Tuttavia l’indugiare delle anime di fronte al canto di Casella sottolinea anche quanto il Purgatorio sia a sua volta pieno di indugi - sia delle anime sia di Dante e Virgilio. Le anime del Purgatorio, e soprattutto quelle dell’Antipurgatorio, pur essendo tese verso l’espiazione sono ancora intrise di sentimenti umani e terreni e di ricordi legati alla loro vita passata.

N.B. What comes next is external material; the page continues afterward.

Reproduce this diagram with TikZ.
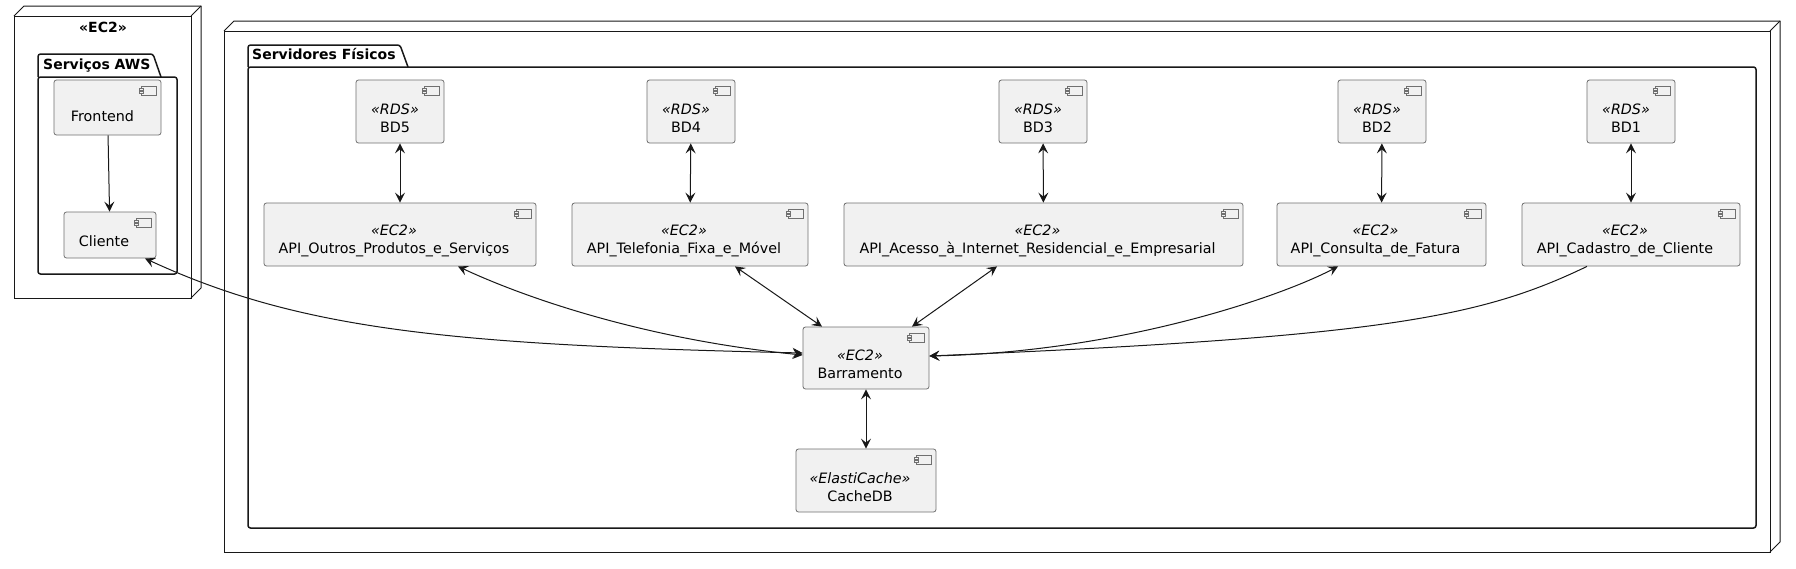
\documentclass[tikz,border=0pt]{standalone}
\usepackage{fontspec}
\setmainfont{DejaVu Sans}
\usetikzlibrary{arrows.meta,calc}
\definecolor{compfill}{HTML}{F1F1F1}
\definecolor{compline}{HTML}{707070}
\definecolor{ink}{HTML}{181818}
\begin{document}
\begin{tikzpicture}[x=1pt,y=-1pt,
  font=\fontsize{14.3}{18}\selectfont,
  >={Stealth[length=10pt,width=10pt,inset=4pt]},
  comp/.style={draw=compline, line width=0.8pt, fill=compfill, rounded corners=2.5pt, inner sep=0pt,
    path picture={
      \draw[compline, line width=0.7pt, sharp corners, fill=compfill]
        ([xshift=-20pt,yshift=-6pt]path picture bounding box.north east) rectangle ([xshift=-5pt,yshift=-15pt]path picture bounding box.north east);
      \draw[compline, line width=0.7pt, sharp corners, fill=compfill]
        ([xshift=-22pt,yshift=-8pt]path picture bounding box.north east) rectangle ([xshift=-18pt,yshift=-10pt]path picture bounding box.north east);
      \draw[compline, line width=0.7pt, sharp corners, fill=compfill]
        ([xshift=-22pt,yshift=-11.5pt]path picture bounding box.north east) rectangle ([xshift=-18pt,yshift=-13.5pt]path picture bounding box.north east);
    }},
  lbl/.style={align=center, inner sep=0pt},
  conn/.style={draw=ink, line width=1pt},
  nodebox/.style={draw=ink, line width=1pt},
  pkg/.style={draw=ink, line width=1.5pt, rounded corners=2.5pt},
  title/.style={font=\fontsize{14}{17}\selectfont\bfseries, inner sep=0pt}
]
\fill[white] (0,0) rectangle (1796,568);

% ---------- left node (EC2) ----------
\draw[nodebox] (14,16) rectangle (191,298);
\draw[nodebox, line join=round] (14,16) -- (24,6) -- (201,6) -- (201,288) -- (191,298);
\draw[nodebox] (191,16) -- (201,6);
\node[title, anchor=base] (ec2title) at (103,32) {«EC2»};

% package Serviços AWS
\draw[pkg] (38,77) -- (38,54) -- (153,54) -- (161,77);
\draw[pkg] (38,77) rectangle (177,274);
\node[title, anchor=base west] (awstitle) at (43,69) {Serviços AWS};

% ---------- right node ----------
\draw[nodebox] (224,31) rectangle (1770,552);
\draw[nodebox, line join=round] (224,31) -- (234,21) -- (1780,21) -- (1780,542) -- (1770,552);
\draw[nodebox] (1770,31) -- (1780,21);

% package Servidores Físicos
\draw[pkg] (248,67) -- (248,45) -- (400,45) -- (408,67);
\draw[pkg] (248,67) rectangle (1756,528);
\node[title, anchor=base west] (sftitle) at (252,59.5) {Servidores Físicos};

% ---------- components ----------
\node[comp, minimum width=107pt, minimum height=55pt,
  label={[lbl, xshift=-5pt, yshift=-9pt]center:{Frontend}}] (fe) at (107.5,107.5) {};
\node[comp, minimum width=92pt, minimum height=46pt,
  label={[lbl, xshift=-6pt, yshift=-6pt]center:{Cliente}}] (cli) at (110,235) {};

\node[comp, minimum width=88pt, minimum height=63pt,
  label={[lbl, xshift=-5pt, yshift=-6.5pt]center:{\textit{«RDS»}\\BD5}}] (bd5) at (400,111.5) {};
\node[comp, minimum width=88pt, minimum height=63pt,
  label={[lbl, xshift=-5pt, yshift=-6.5pt]center:{\textit{«RDS»}\\BD4}}] (bd4) at (691,111.5) {};
\node[comp, minimum width=88pt, minimum height=63pt,
  label={[lbl, xshift=-5pt, yshift=-6.5pt]center:{\textit{«RDS»}\\BD3}}] (bd3) at (1043,111.5) {};
\node[comp, minimum width=88pt, minimum height=63pt,
  label={[lbl, xshift=-5pt, yshift=-6.5pt]center:{\textit{«RDS»}\\BD2}}] (bd2) at (1382,111.5) {};
\node[comp, minimum width=88pt, minimum height=63pt,
  label={[lbl, xshift=-5pt, yshift=-6.5pt]center:{\textit{«RDS»}\\BD1}}] (bd1) at (1631,111.5) {};

\node[comp, minimum width=272pt, minimum height=63pt,
  label={[lbl, xshift=-6pt, yshift=-6.5pt]center:{\textit{«EC2»}\\API\_Outros\_Produtos\_e\_Serviços}}] (out) at (400,234.5) {};
\node[comp, minimum width=236pt, minimum height=63pt,
  label={[lbl, xshift=-6pt, yshift=-6.5pt]center:{\textit{«EC2»}\\API\_Telefonia\_Fixa\_e\_Móvel}}] (tel) at (690,234.5) {};
\node[comp, minimum width=399pt, minimum height=63pt,
  label={[lbl, xshift=-6pt, yshift=-6.5pt]center:{\textit{«EC2»}\\API\_Acesso\_à\_Internet\_Residencial\_e\_Empresarial}}] (acc) at (1043.5,234.5) {};
\node[comp, minimum width=209pt, minimum height=63pt,
  label={[lbl, xshift=-6pt, yshift=-6.5pt]center:{\textit{«EC2»}\\API\_Consulta\_de\_Fatura}}] (con) at (1381.5,234.5) {};
\node[comp, minimum width=218pt, minimum height=63pt,
  label={[lbl, xshift=-6pt, yshift=-6.5pt]center:{\textit{«EC2»}\\API\_Cadastro\_de\_Cliente}}] (cad) at (1631,234.5) {};

\node[comp, minimum width=126pt, minimum height=62pt,
  label={[lbl, xshift=-6pt, yshift=-6.5pt]center:{\textit{«EC2»}\\Barramento}}] (bar) at (866,358) {};
\node[comp, minimum width=140pt, minimum height=63pt,
  label={[lbl, xshift=-6pt, yshift=-6.5pt]center:{\textit{«ElastiCache»}\\CacheDB}}] (cache) at (866,480.5) {};

% ---------- connectors ----------
\draw[conn,->] (fe) -- (cli);
\draw[conn,<->] (bd5) -- (out);
\draw[conn,<->] (bd4) -- (tel);
\draw[conn,<->] (bd3) -- (acc);
\draw[conn,<->] (bd2) -- (con);
\draw[conn,<->] (bd1) -- (cad);
\draw[conn,<->] (bar) -- (cache);
\draw[conn,<->] ([xshift=45pt]tel.south) -- ([xshift=-44pt]bar.north);
\draw[conn,<->] ([xshift=-46.5pt]acc.south) -- ([xshift=46pt]bar.north);
\draw[conn,<->] ([xshift=58pt]out.south) .. controls (530,300) and (650,340) .. ([yshift=3pt]bar.west);
\draw[conn,<->] ([xshift=35pt]cli.south) .. controls (300,330) and (450,345) .. ([yshift=5pt]bar.west);
\draw[conn,<->] ([xshift=-43.5pt]con.south) .. controls (1280,297) and (1120,352) .. ([yshift=2pt]bar.east);
\draw[conn,->] ([xshift=-44pt]cad.south) .. controls (1480,318) and (1380,337) .. ([yshift=2pt]bar.east);
\end{tikzpicture}
\end{document}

Il severo rimprovero di Catone vuole però ricordare come la via del perdono necessiti di sciogliersi dai legami terreni.

1 Non a caso, alla fine dei tempi, quando tutti gli uomini saranno stati giudicati colpevoli o innocenti, il Purgatorio non esisterà più.

2 Dante insiste su queste opposizioni nei canti iniziali del Purgatorio proprio per sottolineare il cambiamento radicale cui ha assistito: si pensi ad esempio all’immagine della “navicella del mio ingegno” nel primo canto (Purgatorio, I, vv. 1-2).